— begin DATA ENTRIES —

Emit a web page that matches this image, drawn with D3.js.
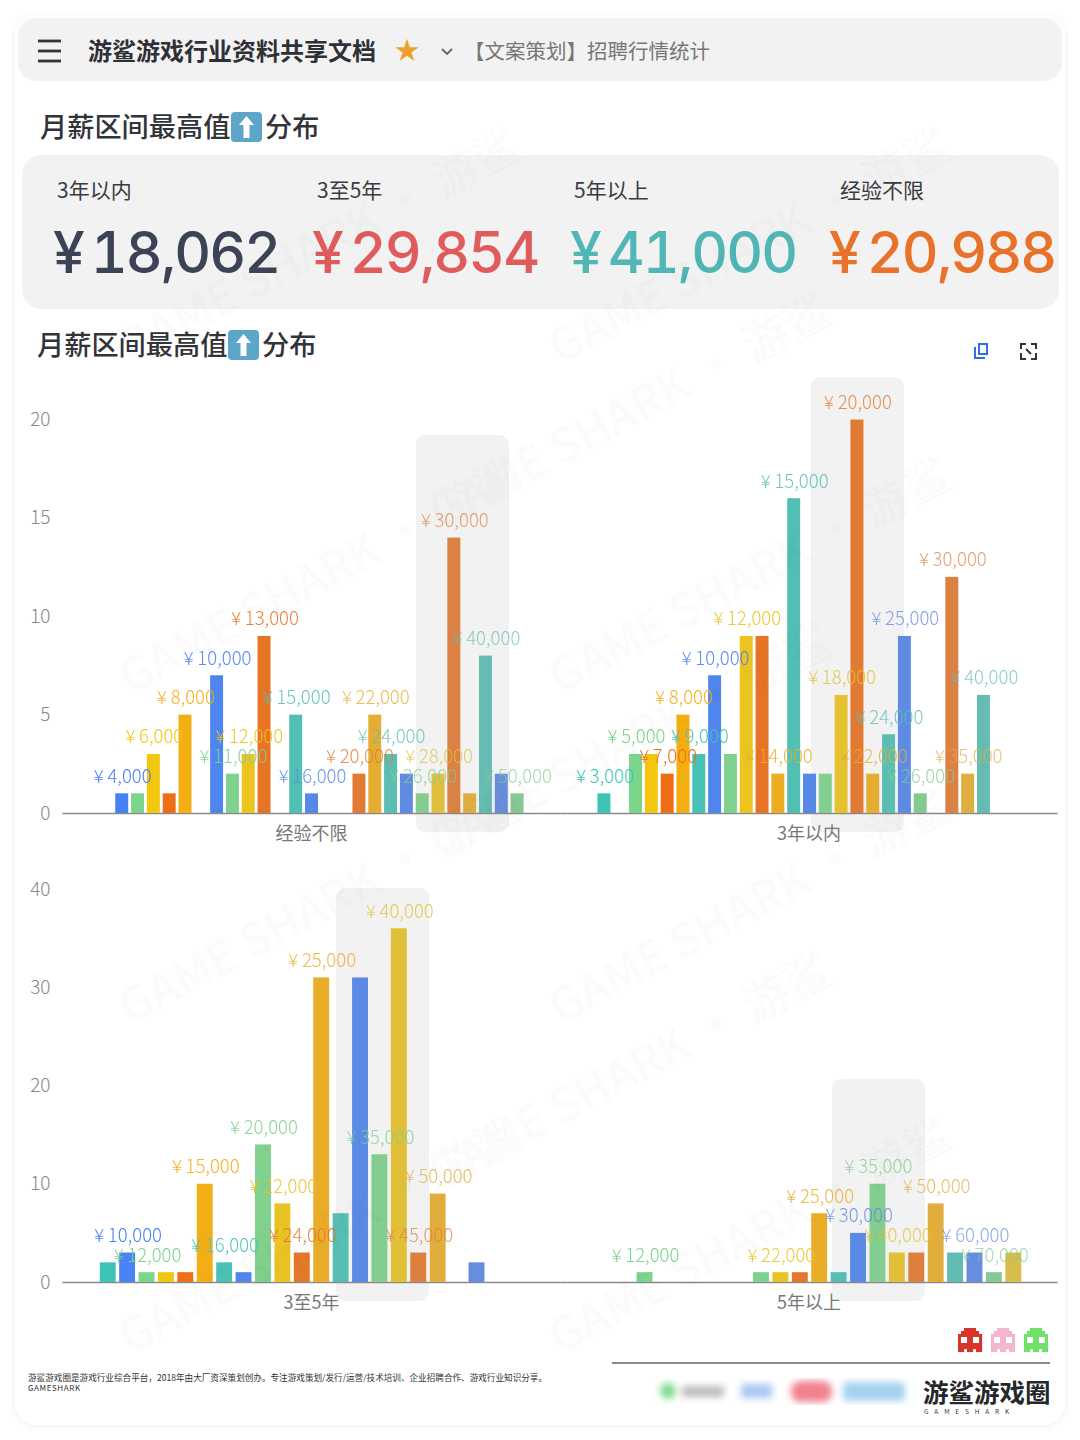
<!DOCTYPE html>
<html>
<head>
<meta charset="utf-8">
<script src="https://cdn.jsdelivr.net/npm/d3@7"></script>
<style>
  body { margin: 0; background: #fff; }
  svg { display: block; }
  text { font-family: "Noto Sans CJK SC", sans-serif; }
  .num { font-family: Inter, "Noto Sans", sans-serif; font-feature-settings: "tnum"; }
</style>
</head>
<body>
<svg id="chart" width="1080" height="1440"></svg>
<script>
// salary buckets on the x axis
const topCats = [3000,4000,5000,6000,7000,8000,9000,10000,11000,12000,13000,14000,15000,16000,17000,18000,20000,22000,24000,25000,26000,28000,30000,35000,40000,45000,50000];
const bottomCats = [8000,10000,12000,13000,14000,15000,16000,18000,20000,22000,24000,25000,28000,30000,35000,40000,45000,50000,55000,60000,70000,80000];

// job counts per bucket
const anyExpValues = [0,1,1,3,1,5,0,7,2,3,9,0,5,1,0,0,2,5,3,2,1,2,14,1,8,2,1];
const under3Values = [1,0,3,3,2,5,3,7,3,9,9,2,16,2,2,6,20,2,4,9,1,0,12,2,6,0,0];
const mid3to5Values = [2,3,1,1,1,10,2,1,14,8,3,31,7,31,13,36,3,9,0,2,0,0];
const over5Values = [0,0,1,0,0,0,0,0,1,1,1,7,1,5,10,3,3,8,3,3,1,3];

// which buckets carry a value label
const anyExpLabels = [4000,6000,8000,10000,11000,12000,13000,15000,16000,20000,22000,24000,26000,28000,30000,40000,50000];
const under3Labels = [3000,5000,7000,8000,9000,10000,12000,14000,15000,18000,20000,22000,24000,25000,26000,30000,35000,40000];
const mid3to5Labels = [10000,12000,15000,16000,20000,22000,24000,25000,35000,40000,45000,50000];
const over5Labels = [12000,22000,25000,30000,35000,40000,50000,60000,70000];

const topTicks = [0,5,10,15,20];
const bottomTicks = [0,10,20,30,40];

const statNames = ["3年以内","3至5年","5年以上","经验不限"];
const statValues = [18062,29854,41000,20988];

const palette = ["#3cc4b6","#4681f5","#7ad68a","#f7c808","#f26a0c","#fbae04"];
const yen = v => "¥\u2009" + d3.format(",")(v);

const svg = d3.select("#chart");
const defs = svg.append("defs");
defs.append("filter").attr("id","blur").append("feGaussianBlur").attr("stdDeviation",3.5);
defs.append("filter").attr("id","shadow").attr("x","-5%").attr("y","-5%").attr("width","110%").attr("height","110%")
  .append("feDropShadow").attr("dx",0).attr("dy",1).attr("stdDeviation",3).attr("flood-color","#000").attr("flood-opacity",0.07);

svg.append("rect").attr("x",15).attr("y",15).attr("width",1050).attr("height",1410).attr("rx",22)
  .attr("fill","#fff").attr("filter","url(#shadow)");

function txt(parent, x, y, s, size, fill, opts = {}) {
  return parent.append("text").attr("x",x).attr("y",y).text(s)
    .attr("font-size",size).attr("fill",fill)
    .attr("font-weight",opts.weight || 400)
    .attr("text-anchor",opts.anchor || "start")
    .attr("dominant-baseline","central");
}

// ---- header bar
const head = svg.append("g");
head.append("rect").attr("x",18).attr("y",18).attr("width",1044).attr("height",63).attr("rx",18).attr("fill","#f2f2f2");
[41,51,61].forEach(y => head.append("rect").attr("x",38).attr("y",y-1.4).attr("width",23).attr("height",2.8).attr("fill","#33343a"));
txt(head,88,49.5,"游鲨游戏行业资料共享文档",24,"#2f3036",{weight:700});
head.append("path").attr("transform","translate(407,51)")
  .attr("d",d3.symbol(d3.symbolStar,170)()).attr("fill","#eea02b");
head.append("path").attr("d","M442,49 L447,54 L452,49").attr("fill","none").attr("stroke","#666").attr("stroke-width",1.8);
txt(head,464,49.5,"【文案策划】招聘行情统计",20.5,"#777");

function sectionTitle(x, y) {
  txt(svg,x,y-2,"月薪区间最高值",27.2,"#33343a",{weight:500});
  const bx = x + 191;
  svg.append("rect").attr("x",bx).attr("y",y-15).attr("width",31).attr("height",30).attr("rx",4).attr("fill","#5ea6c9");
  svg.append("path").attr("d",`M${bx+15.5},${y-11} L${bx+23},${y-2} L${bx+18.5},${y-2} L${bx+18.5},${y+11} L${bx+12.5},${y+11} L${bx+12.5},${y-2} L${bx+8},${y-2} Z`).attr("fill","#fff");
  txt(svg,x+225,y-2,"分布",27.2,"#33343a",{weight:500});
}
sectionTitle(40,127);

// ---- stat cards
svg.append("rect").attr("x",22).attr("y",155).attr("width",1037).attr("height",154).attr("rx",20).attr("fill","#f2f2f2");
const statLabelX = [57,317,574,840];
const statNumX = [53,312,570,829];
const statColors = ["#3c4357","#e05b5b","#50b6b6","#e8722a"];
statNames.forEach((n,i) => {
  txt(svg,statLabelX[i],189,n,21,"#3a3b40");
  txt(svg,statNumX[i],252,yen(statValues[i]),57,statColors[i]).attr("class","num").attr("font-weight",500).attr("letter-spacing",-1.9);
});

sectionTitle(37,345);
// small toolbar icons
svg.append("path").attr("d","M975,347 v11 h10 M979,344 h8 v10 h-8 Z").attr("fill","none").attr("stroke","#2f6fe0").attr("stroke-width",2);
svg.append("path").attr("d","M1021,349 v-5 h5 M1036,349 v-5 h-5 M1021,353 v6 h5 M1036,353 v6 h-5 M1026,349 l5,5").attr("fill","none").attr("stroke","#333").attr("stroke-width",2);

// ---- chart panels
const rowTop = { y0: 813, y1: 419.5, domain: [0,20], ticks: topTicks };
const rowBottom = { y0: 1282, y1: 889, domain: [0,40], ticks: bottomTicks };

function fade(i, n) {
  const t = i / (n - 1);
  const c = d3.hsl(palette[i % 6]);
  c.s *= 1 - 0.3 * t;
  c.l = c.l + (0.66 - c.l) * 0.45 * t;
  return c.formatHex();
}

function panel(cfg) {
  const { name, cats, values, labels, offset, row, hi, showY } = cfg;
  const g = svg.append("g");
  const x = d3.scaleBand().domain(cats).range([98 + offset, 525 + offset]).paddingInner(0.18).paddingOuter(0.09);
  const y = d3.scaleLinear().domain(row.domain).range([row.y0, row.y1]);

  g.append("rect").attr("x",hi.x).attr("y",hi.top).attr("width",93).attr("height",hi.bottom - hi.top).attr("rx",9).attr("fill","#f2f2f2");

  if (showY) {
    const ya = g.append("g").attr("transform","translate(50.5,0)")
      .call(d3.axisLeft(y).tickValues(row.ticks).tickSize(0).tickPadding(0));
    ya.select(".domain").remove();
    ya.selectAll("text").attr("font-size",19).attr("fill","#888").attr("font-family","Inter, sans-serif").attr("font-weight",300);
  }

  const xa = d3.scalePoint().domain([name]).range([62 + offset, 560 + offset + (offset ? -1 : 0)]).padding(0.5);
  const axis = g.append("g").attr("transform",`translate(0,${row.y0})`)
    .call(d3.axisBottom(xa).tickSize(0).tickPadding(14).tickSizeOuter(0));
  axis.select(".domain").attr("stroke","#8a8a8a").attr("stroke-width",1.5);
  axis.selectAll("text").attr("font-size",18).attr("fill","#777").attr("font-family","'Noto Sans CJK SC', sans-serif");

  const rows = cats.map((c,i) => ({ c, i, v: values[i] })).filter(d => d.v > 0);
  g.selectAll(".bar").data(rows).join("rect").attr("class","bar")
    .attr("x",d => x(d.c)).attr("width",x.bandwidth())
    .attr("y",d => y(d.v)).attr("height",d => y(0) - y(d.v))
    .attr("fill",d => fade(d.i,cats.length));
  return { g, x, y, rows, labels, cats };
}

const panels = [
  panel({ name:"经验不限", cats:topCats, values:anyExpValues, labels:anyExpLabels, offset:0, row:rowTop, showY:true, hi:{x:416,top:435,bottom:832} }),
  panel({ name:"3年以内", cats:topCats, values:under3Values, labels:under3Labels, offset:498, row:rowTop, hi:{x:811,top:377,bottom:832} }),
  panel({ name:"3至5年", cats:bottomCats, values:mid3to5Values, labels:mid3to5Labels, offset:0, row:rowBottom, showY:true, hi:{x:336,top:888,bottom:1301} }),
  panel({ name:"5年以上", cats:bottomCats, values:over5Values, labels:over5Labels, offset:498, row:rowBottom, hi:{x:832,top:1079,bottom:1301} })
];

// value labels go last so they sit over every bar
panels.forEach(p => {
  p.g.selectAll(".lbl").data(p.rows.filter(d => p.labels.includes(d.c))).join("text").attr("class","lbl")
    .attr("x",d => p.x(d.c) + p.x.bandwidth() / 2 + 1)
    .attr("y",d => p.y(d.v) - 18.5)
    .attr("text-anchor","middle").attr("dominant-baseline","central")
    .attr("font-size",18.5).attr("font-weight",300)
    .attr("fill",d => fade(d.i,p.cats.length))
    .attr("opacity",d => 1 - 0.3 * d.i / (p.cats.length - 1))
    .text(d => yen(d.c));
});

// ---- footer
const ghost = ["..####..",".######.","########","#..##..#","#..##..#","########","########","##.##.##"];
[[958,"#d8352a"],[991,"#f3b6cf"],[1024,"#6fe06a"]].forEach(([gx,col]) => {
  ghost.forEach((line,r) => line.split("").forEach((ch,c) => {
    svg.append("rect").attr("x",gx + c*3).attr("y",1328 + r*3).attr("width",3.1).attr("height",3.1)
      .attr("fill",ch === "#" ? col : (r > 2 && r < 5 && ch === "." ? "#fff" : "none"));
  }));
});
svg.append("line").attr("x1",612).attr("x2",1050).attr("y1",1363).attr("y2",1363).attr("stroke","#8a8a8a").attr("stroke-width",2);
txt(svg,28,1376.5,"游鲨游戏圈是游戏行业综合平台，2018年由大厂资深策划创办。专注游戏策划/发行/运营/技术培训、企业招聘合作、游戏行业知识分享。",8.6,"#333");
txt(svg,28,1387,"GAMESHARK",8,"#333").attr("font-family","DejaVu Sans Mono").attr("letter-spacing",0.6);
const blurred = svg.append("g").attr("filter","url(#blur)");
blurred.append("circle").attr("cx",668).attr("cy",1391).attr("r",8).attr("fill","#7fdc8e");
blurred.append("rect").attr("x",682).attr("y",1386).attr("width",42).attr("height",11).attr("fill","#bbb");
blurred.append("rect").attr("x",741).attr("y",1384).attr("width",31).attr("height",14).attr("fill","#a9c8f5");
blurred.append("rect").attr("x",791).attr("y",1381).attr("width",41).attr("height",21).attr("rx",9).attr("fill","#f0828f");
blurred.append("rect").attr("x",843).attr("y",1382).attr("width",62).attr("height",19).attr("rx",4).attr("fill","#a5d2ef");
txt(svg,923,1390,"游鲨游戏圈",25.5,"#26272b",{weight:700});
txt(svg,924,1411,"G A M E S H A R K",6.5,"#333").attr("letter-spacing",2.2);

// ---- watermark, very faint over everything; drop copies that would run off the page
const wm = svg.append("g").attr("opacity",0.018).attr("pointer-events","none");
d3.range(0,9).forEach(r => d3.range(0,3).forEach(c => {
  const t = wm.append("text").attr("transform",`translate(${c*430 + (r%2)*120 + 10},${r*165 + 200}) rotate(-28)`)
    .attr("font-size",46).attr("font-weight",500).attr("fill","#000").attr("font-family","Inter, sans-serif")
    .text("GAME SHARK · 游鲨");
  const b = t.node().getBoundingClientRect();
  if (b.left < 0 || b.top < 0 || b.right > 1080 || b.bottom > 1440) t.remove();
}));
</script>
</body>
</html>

— end DATA ENTRIES —
— begin DATA ENTRIES —

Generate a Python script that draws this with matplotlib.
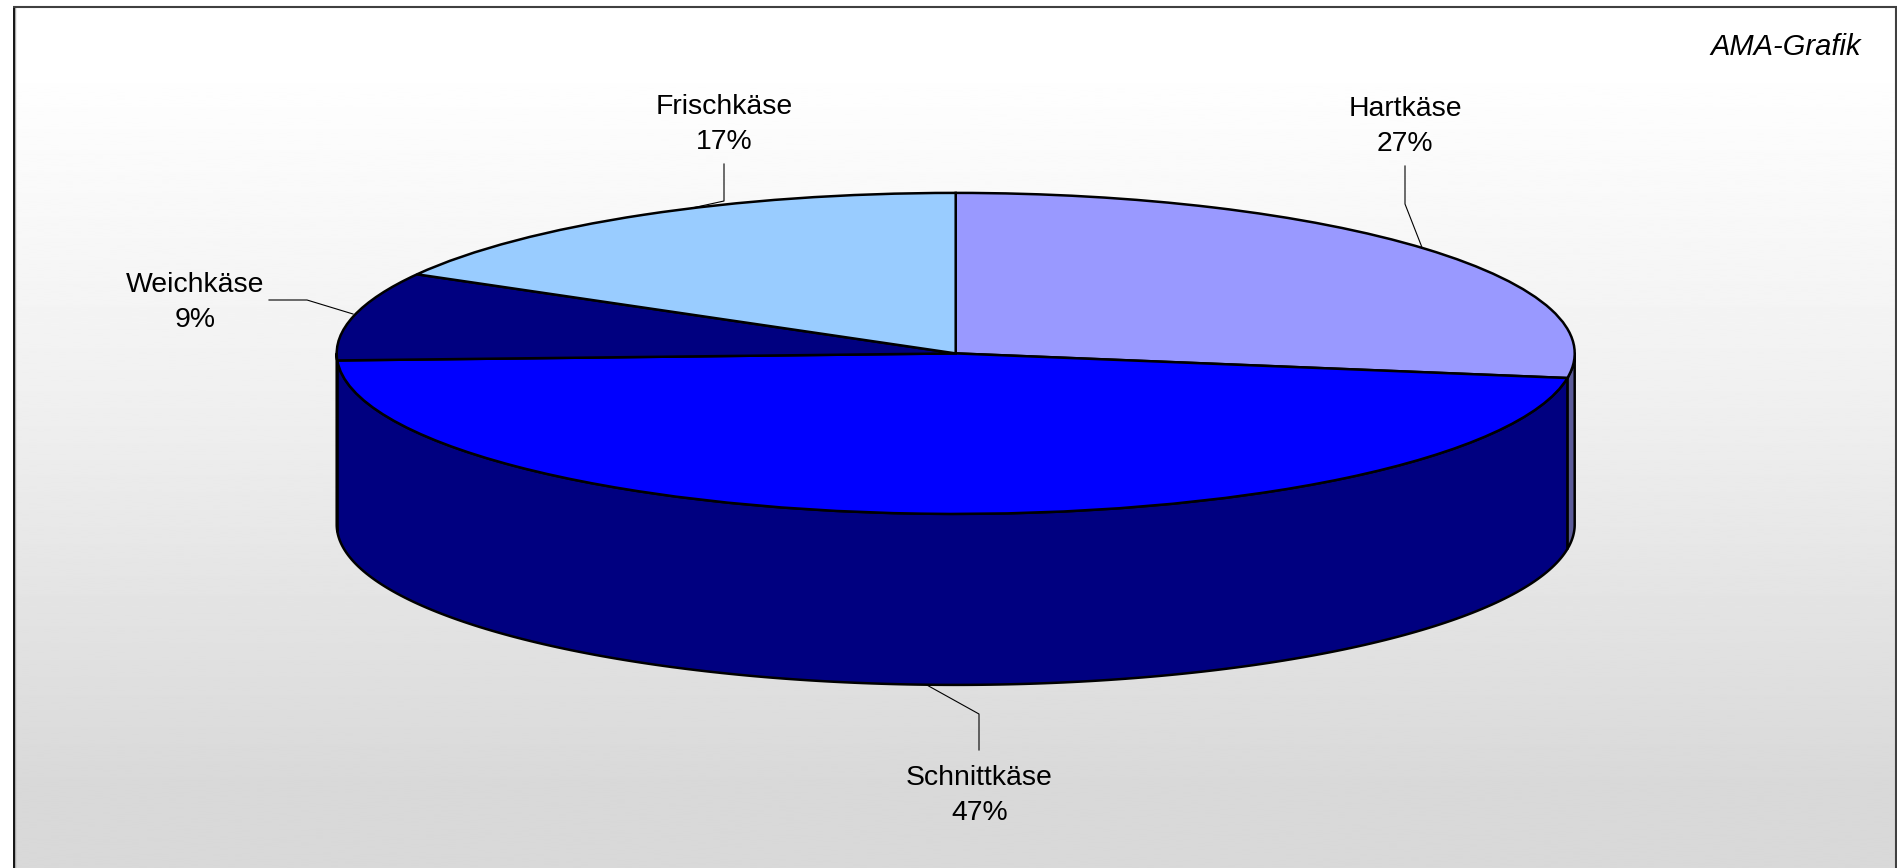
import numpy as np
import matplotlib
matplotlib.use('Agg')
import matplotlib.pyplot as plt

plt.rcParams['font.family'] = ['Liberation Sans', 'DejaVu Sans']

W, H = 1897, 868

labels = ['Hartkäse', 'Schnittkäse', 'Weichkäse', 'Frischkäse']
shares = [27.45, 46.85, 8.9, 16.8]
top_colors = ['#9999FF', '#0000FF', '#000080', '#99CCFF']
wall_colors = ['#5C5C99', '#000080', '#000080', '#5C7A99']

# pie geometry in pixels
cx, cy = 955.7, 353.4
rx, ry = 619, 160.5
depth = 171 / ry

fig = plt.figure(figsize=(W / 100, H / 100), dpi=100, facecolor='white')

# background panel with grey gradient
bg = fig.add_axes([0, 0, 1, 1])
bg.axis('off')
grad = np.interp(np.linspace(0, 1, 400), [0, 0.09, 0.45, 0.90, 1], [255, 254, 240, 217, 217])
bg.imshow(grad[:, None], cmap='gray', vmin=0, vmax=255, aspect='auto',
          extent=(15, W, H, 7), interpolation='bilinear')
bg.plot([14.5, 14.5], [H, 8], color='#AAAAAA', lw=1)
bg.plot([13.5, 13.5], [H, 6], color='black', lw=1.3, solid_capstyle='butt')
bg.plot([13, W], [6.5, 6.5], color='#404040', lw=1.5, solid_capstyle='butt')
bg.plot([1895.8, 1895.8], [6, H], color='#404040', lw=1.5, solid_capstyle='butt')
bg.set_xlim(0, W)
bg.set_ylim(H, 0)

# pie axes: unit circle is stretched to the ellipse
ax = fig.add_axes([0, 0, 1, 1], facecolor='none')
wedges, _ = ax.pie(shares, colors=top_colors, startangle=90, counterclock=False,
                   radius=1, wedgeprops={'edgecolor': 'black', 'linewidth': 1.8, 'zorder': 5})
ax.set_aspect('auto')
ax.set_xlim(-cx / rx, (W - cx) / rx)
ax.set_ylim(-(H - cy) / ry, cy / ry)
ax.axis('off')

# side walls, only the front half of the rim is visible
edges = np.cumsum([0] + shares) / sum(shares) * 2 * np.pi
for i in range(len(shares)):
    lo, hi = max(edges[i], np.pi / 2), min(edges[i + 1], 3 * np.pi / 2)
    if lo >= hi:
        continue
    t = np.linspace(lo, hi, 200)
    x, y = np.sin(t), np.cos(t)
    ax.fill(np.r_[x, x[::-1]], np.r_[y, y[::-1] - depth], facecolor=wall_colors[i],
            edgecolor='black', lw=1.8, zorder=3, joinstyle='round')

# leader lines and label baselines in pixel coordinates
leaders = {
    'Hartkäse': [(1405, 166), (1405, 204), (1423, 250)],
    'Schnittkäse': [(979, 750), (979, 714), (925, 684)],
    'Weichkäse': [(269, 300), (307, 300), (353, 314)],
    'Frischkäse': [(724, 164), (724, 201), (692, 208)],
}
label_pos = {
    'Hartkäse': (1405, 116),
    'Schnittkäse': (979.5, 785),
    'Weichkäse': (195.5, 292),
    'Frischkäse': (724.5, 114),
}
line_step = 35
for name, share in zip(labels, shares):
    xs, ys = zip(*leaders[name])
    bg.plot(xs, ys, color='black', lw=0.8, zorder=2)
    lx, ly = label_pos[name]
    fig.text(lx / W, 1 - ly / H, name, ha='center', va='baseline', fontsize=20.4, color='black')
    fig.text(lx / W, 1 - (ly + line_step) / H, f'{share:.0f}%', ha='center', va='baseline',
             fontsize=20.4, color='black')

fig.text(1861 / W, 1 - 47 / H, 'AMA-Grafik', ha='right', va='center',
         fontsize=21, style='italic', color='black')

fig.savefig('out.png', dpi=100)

— end DATA ENTRIES —

SET EXERCISE>
From the records above, copy only the lines running from the line holding "Generate a Python" through the line holding "W, H = 1897, 868", with no pictures.

REPLY TO THE EXERCISE>
Generate a Python script that draws this with matplotlib.
import numpy as np
import matplotlib
matplotlib.use('Agg')
import matplotlib.pyplot as plt

plt.rcParams['font.family'] = ['Liberation Sans', 'DejaVu Sans']

W, H = 1897, 868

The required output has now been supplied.